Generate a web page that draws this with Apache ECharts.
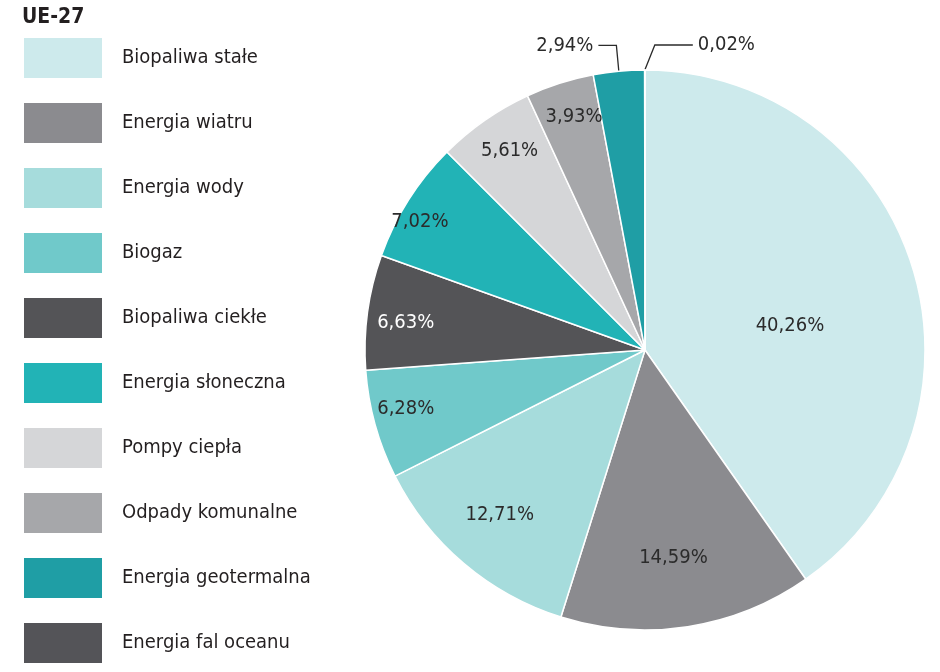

··········

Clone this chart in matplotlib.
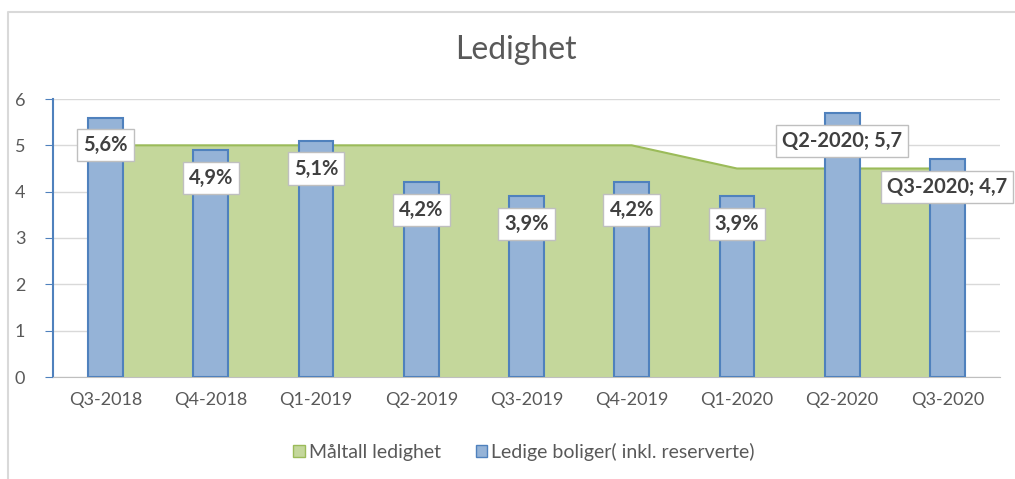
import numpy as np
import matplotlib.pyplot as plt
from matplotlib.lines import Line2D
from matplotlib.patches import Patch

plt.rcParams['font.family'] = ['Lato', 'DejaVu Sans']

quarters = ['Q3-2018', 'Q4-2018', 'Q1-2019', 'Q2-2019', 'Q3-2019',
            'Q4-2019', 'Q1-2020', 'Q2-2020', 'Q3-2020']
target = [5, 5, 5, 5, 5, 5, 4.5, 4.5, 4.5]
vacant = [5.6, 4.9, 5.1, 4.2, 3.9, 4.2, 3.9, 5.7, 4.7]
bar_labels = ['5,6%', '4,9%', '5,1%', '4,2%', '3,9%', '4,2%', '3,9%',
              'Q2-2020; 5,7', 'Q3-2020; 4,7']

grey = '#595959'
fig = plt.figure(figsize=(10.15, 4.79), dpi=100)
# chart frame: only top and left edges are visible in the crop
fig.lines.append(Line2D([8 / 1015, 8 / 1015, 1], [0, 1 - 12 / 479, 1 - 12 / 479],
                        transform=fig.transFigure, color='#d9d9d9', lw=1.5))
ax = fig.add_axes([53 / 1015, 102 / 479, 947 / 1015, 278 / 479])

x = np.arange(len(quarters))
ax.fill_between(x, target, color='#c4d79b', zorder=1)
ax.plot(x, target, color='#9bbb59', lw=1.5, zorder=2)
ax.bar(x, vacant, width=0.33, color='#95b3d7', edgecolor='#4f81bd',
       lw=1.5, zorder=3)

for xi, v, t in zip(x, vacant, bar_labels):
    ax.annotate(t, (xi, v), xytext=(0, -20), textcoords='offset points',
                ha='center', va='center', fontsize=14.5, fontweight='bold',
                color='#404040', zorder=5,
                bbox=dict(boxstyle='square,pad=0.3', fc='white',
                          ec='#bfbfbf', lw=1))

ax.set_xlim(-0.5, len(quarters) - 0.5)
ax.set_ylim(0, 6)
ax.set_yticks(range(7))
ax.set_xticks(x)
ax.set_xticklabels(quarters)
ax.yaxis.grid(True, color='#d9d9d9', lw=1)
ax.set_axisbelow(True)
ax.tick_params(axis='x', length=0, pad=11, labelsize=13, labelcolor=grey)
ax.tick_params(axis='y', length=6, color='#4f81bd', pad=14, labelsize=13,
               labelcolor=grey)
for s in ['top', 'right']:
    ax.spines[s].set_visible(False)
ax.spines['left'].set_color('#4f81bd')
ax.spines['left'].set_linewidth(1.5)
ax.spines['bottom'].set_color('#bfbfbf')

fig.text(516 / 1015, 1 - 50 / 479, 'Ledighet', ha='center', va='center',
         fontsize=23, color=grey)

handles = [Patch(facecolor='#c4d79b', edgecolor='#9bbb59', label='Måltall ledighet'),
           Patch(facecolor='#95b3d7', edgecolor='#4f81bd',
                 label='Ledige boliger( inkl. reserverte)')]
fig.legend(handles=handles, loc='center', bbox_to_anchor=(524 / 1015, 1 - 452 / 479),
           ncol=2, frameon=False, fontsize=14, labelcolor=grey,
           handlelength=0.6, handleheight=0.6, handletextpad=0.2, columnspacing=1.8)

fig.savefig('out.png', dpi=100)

··········

[WHAT IS EXPECTED] Exclude any pictures, and restate word for word the lines from the one containing "Clone this chart in matplotlib." through the one containing "plt.rcParams['font.family'] = ['Lato', 'DejaVu", both included.

[IN RESPONSE]
Clone this chart in matplotlib.
import numpy as np
import matplotlib.pyplot as plt
from matplotlib.lines import Line2D
from matplotlib.patches import Patch

plt.rcParams['font.family'] = ['Lato', 'DejaVu Sans']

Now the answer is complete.